The court headed by Chief Justice Altamas Kabir issued Daniele Mancini with a notice ordering him not to leave the country before March 18 and has sought a formal "reply" from him. The court also served separate notices to the two marines.

The court wanted to know the "grounds" by which Italy is now refusing to send back the two marines, a legal officer from the government side said.

Italy informed the Indian government on Monday that Massimiliano Latorre and Salvatore Girone, “will not return to India on the expiration of the permission granted to them."

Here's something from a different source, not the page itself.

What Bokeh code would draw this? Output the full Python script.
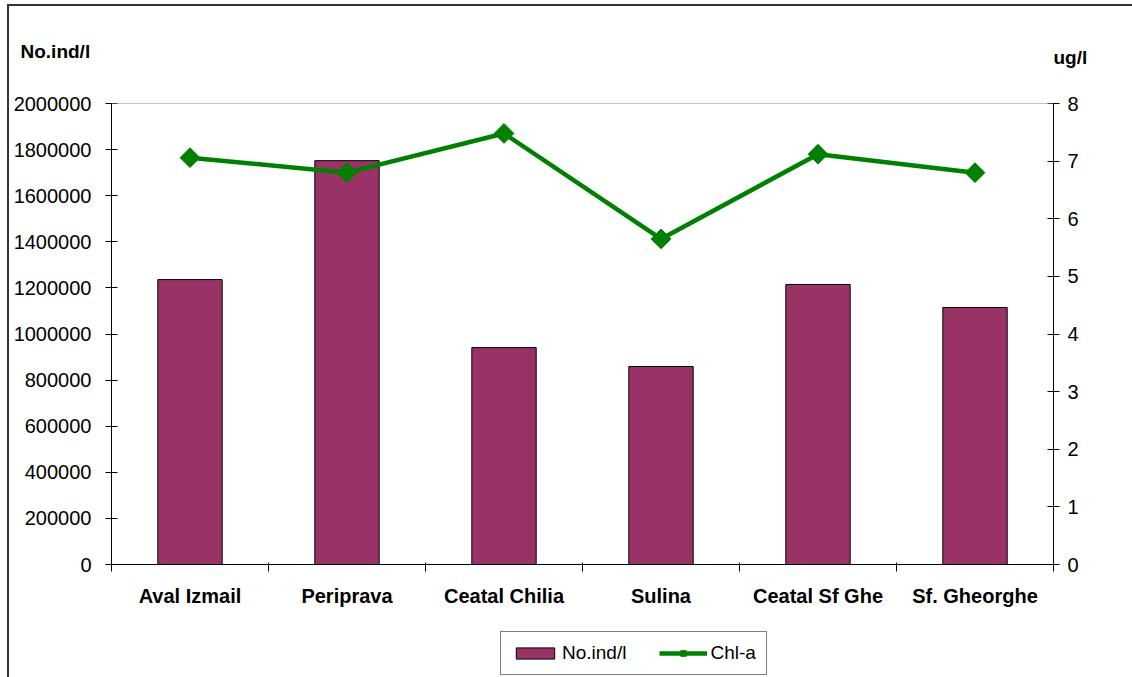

The marines were due to stand trial for the shooting and killing of two Indian fishermen while they were guarding an Italian oil tanker, the Enrica Lexie, in February last year off the coast of Kerala in southern India.

The marines say they mistook the fishermen for pirates.

India’s Supreme Court last month had allowed the two marines to return home for four weeks to vote in their country’s general election.

Mancini had assured the court that the pair would return after the specified period.

Italy's stand was "it's a breach of undertaking given to the highest court of the land," India’s attorney general G E Vahanvati said on Thursday.

Italy’s decision has sparked outrage in India. On Tuesday the Indian government summoned Mancini officially to protest against Rome's decision not to send the marines back.

Indian Prime Minister Manmohan Singh on Wednesday accused Italy of violating "every rule of diplomatic discourse" and called on Rome to send back the duo, failing which there will be "consequences" on bilateral ties.

Italy claims the two fishermen were killed in international waters therefore Indian courts have no jurisdiction over the case.